Canada’s rig count also continued its upward momentum, jumping 30 units to 169. Its count has now risen in 7 of the last 9 weeks, gaining 94 units over that time. This week’s gain was spurred by a rebound in oil-directed rigs from last week’s losses. Up 19 units to 91, oil-directed rigs have risen 75 units since a recent nadir on May 8. Gas-directed rigs, meanwhile, gained 11 units to 78. Canada’s overall count is still down 146 year-over-year.
The average Canadian rig count for June was 129, up 49 from May and down 111 from June 2014. Around the world, the total June count was 2,136, up 9 from May and down 1,309 from June 2014.
Light rebound in Texas
Rising 5 units to 368, Texas led the major oil- and gas-producing states in its second consecutive week of gains after 32 straight weeks of losses. It’s the first time the state was posted a rise in successive weeks since October 2014. Texas still has 530 fewer rigs working year-over-year.
The Permian led the major basins with a 7-unit jump to 239, all of which are targeting oil. It’s the basin’s biggest rise since October 2014. The Eagle Ford, however, fell 4 units to 102.

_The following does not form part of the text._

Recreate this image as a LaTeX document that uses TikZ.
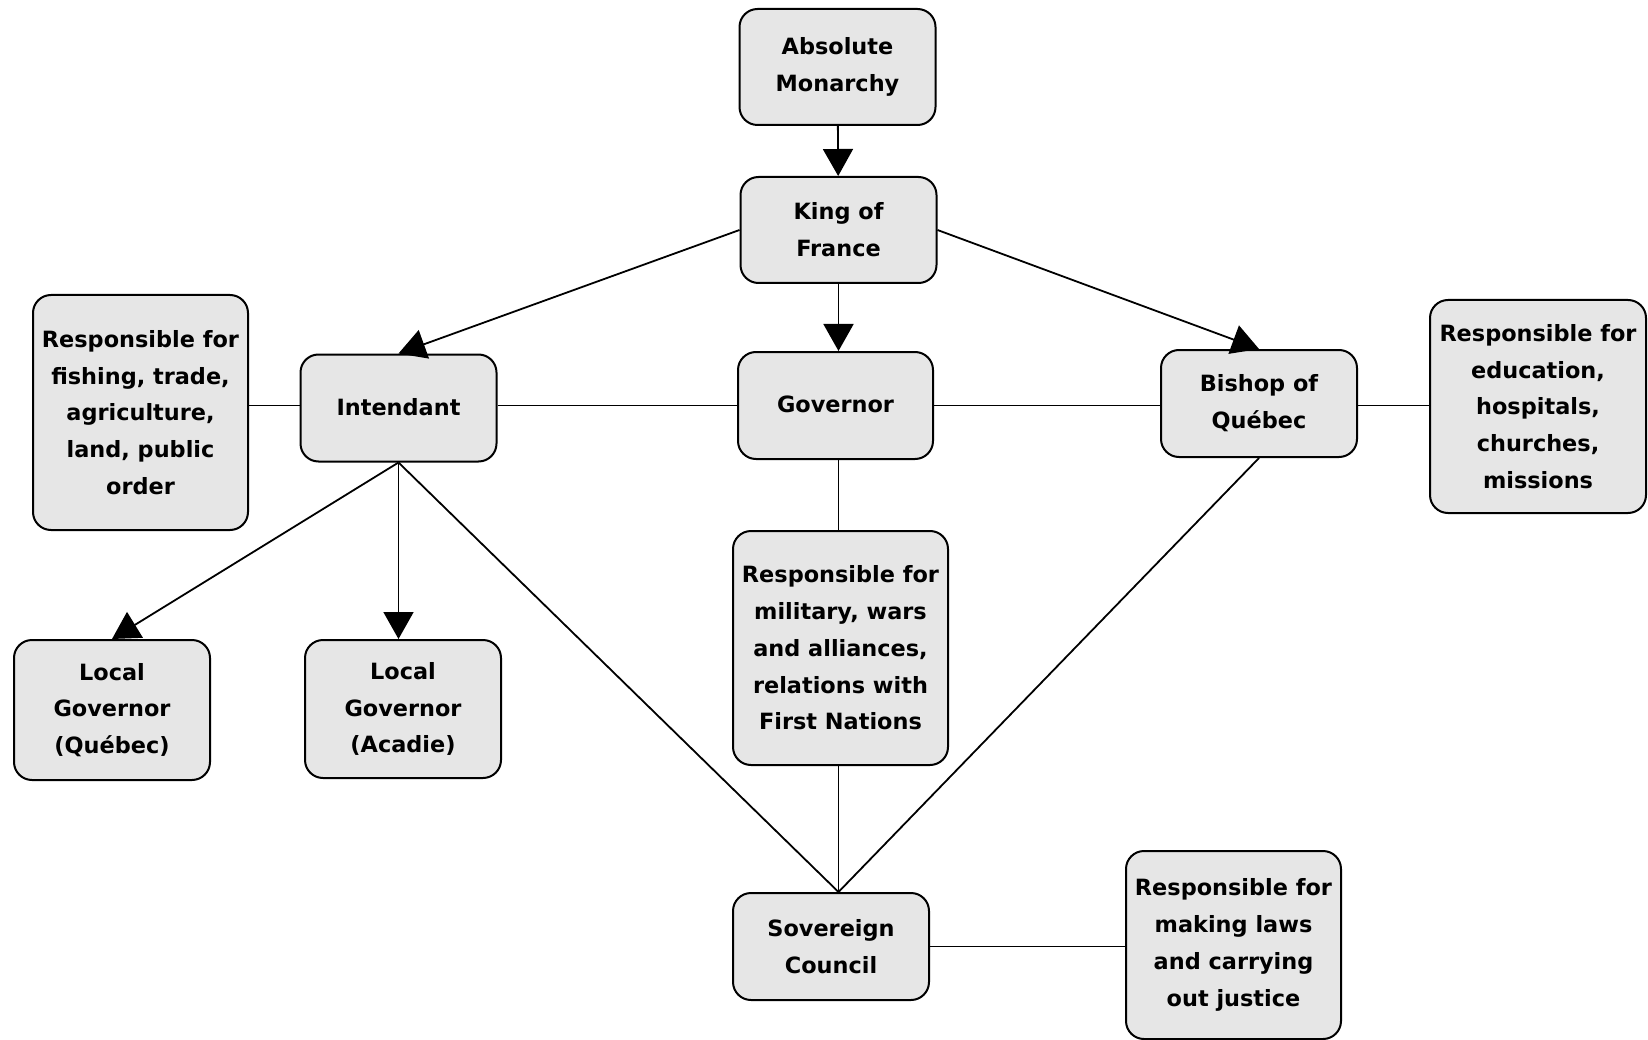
\documentclass[tikz,border=0pt]{standalone}
\usepackage{fontspec}
\setmainfont{DejaVu Sans}
\usetikzlibrary{arrows.meta}
\definecolor{boxgray}{RGB}{230,230,230}
\begin{document}
\begin{tikzpicture}[x=1pt,y=-1pt,
  box/.style={draw=black, line width=2pt, fill=boxgray, rounded corners=18pt,
    align=center, inner sep=0pt, font=\bfseries\fontsize{22.4}{36.8}\selectfont},
  link/.style={line width=1.8pt, draw=black},
  arr/.style={link, -{Triangle[width=30pt,length=27pt]}},
]
\useasboundingbox (0,0) rectangle (1648,1040);
\fill[white] (0,0) rectangle (1648,1040);

\node[box, minimum width=196, minimum height=116] (abs) at (837.5,67) {Absolute\\Monarchy};
\node[box, minimum width=196, minimum height=106] (king) at (838.5,230) {King of\\France};
\node[box, minimum width=196, minimum height=107] (int) at (398.5,408) {\raisebox{2pt}{Intendant}};
\node[box, minimum width=215, minimum height=235] (resL) at (140.5,412.5) {Responsible for\\fishing, trade,\\agriculture,\\land, public\\order};
\node[box, minimum width=196, minimum height=140] (lgq) at (112,710) {Local\\Governor\\(Québec)};
\node[box, minimum width=196, minimum height=138] (lga) at (403,709) {Local\\Governor\\(Acadie)};
\node[box, minimum width=195, minimum height=107] (gov) at (835.5,405.5) {\raisebox{2pt}{Governor}};
\node[box, minimum width=196, minimum height=107] (bish) at (1259,403.5) {Bishop of\\Québec};
\node[box, minimum width=216, minimum height=213] (resR) at (1538,406.5) {Responsible for\\education,\\hospitals,\\churches,\\missions};
\node[box, minimum width=215, minimum height=234] (govres) at (840.5,648) {Responsible for\\military, wars\\and alliances,\\relations with\\First Nations};
\node[box, minimum width=196, minimum height=107] (sov) at (831,946.5) {Sovereign\\Council};
\node[box, minimum width=215, minimum height=188] (resB) at (1233.5,945) {Responsible for\\making laws\\and carrying\\out justice};

\coordinate (sovtop) at (sov.north -| king.south);

\draw[arr] (abs) -- (king);
\draw[arr] (king.south) -- (king.south |- gov.north);
\draw[arr] (king.west) -- (int.north);
\draw[arr] (king.east) -- (bish.north);
\draw[arr] (int.south) -- (lgq.north);
\draw[arr] (int.south) -- (int.south |- lga.north);

\draw[link] (resL.east |- gov) -- (int.west |- gov);
\draw[link] (int.east |- gov) -- (gov.west);
\draw[link] (gov.east) -- (bish.west |- gov);
\draw[link] (bish.east |- gov) -- (resR.west |- gov);

\draw[link] (gov.south -| king.south) -- (govres.north -| king.south);
\draw[link] (govres.south -| king.south) -- (sovtop);
\draw[link] (int.south) -- (sovtop);
\draw[link] (bish.south) -- (sovtop);
\draw[link] (sov.east) -- (resB.west |- sov);
\end{tikzpicture}
\end{document}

The light rebound for Texas comes on the heels of a dramatic reduction in drilling activity during the first half of the year. Data from the Texas Railroad Commission indicates that just 5,564 original drilling permits, of which 1,366 were for oil, were issued in the state between January and June of this year, compared with 11,860, of which 3,424 were for oil, over the same period last year. Consequently state oil production for April was 69.6 million bbl, down 10.9 million bbl from March and 6.3 million bbl year-over-year.
New Mexico, meanwhile, increased 4 units to 49. Colorado, Ohio, and California each edged up a unit to 38, 19, and 12, respectively. Unchanged from a week ago were Oklahoma at 106, Wyoming at 21, Alaska at 10, and Arkansas at 4.
Louisiana, West Virginia, and Utah each edged down a unit to 72, 18, and 7, respectively. Pennsylvania and Kansas each dropped 2 units to respective totals of 45 and 10. North Dakota, up 2 units last week, dropped 6 units this week to 70, its lowest total since Jan. 8, 2010. The Williston, also up 2 last week, dropped 6 units to 71.